A closed-loop bid adjustment approach to dynamic task allocation of robots

Abstract

Dynamic task allocation is among the most difficult issues in multi-robot coordination, although it is imperative for a multitude of applications. Auction-based approaches are popular methods that aim to assemble robot team information at a single location to make practicable decisions on task allocation. However, a main deficiency of auction-based methods is that robots generally do not have sufficient information to estimate accurate and reliable bids to perform tasks, particularly in dynamic environments where there are operational uncertainties. While some techniques have been developed to improve bidding, they are mostly open-looped without feed-back adjustments to tune the bid prices for subsequent tasks of the same type. Robots' bids, if not assessed and adjusted accordingly, may not be trustworthy and would indeed impede team performance.
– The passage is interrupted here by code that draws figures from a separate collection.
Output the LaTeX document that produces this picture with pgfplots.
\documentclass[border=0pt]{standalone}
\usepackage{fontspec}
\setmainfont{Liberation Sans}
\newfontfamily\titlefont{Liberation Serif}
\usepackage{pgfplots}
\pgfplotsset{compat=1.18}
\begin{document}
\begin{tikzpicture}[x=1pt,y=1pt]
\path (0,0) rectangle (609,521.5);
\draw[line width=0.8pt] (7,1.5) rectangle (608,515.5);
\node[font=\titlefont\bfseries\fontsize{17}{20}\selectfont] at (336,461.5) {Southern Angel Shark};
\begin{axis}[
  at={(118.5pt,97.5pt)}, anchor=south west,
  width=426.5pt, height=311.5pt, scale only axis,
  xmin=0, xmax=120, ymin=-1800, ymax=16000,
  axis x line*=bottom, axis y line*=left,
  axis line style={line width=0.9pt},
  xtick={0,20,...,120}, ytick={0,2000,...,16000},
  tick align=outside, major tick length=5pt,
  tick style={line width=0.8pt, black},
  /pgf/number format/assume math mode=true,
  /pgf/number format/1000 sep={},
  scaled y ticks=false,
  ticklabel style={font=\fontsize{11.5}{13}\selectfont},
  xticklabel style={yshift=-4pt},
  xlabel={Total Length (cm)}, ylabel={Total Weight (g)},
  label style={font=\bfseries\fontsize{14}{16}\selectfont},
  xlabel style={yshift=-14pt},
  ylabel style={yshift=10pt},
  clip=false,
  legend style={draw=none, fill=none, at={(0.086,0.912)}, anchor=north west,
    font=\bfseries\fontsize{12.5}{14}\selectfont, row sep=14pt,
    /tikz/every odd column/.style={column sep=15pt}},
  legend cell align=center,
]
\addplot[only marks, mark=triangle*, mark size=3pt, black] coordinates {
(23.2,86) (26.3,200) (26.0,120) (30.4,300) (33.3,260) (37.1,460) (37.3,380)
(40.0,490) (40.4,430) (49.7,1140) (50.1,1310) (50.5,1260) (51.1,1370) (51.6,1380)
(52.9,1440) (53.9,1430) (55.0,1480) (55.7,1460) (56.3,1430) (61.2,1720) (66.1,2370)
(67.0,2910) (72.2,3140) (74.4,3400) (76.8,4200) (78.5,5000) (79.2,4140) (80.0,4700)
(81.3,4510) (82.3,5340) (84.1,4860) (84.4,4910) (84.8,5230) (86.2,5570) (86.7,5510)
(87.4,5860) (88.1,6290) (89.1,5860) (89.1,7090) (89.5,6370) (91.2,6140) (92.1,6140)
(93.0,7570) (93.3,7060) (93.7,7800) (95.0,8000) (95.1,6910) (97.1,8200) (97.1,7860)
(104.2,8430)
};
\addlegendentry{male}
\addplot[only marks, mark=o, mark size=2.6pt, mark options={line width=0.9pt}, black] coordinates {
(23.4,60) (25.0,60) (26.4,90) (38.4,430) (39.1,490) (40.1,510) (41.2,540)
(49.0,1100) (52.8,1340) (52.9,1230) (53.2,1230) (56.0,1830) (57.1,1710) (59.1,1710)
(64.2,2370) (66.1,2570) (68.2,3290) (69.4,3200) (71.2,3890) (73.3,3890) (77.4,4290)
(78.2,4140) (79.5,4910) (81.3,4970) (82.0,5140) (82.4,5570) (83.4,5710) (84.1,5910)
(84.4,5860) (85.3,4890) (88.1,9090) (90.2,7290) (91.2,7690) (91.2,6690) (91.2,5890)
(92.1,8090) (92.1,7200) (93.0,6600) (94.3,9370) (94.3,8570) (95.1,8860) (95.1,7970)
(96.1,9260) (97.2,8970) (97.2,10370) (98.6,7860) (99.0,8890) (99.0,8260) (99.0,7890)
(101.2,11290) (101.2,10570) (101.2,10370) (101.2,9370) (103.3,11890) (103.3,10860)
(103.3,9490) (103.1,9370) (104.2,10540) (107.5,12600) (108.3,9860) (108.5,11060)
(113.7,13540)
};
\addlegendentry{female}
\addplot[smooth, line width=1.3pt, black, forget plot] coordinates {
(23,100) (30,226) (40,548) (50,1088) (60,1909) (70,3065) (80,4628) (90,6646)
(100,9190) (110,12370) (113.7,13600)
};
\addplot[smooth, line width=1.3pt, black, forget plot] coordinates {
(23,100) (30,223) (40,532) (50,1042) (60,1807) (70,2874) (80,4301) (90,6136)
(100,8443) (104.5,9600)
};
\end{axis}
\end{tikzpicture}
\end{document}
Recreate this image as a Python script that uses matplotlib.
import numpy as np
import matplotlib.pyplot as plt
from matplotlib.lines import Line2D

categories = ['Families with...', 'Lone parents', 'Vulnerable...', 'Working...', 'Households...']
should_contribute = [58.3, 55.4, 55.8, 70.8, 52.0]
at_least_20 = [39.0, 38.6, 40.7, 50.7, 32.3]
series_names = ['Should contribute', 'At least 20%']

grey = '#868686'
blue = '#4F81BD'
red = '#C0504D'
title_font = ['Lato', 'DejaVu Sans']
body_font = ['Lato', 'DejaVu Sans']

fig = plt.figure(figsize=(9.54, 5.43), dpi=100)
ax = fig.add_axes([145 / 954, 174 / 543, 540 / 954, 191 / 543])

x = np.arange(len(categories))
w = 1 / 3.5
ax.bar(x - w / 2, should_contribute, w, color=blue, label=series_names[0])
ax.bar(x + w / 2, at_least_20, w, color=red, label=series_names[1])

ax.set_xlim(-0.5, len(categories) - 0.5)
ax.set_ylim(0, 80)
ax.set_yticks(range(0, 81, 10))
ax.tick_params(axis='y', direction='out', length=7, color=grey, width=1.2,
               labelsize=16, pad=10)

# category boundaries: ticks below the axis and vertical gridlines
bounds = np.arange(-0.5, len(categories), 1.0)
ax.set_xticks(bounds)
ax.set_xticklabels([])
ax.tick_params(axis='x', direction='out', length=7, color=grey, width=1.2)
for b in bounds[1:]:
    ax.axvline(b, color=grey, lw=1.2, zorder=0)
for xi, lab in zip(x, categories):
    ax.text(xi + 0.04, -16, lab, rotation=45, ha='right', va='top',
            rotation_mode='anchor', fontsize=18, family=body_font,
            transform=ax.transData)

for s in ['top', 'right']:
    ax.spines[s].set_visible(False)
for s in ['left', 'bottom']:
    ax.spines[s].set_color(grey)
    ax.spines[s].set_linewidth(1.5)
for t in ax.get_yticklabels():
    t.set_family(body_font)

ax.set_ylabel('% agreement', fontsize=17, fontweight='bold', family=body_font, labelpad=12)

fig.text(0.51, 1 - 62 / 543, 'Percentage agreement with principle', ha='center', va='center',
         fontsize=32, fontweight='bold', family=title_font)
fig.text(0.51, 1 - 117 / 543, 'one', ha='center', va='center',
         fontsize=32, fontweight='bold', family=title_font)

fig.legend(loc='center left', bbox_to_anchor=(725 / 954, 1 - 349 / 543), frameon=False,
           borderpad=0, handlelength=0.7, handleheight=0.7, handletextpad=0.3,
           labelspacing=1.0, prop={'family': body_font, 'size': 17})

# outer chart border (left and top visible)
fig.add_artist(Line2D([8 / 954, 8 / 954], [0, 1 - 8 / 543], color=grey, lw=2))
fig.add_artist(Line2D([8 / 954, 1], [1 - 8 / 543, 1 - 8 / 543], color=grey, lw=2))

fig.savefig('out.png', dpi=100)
To address this issue, we propose a closed-loop bid adjustment mechanism for auction-based multi-robot task allocation to evaluate and improve robots' bids, and hence enhance the overall team performance. Each robot in a team maintains and uses its own track record as closed-loop feedback information to adjust and improve its bid prices. After a robot has completed a task, it ssesses and records its performance to reflect the discrepancy between the submitted bid price and the corresponding actual cost of the task. A series of such performance records, with time-discounting factors, are taken into account to damp out fluctuations of bid adjustments. Adopting this adjustment mechanism, a task would be more likely allocated to a competent robot that submits a more accurate bid price, and hence improve the overall team performance. Simulation of task allocation of free-range automated guided vehicles serving at a container terminal is presented to demonstrate the effectiveness of the bid adjustment mechanism.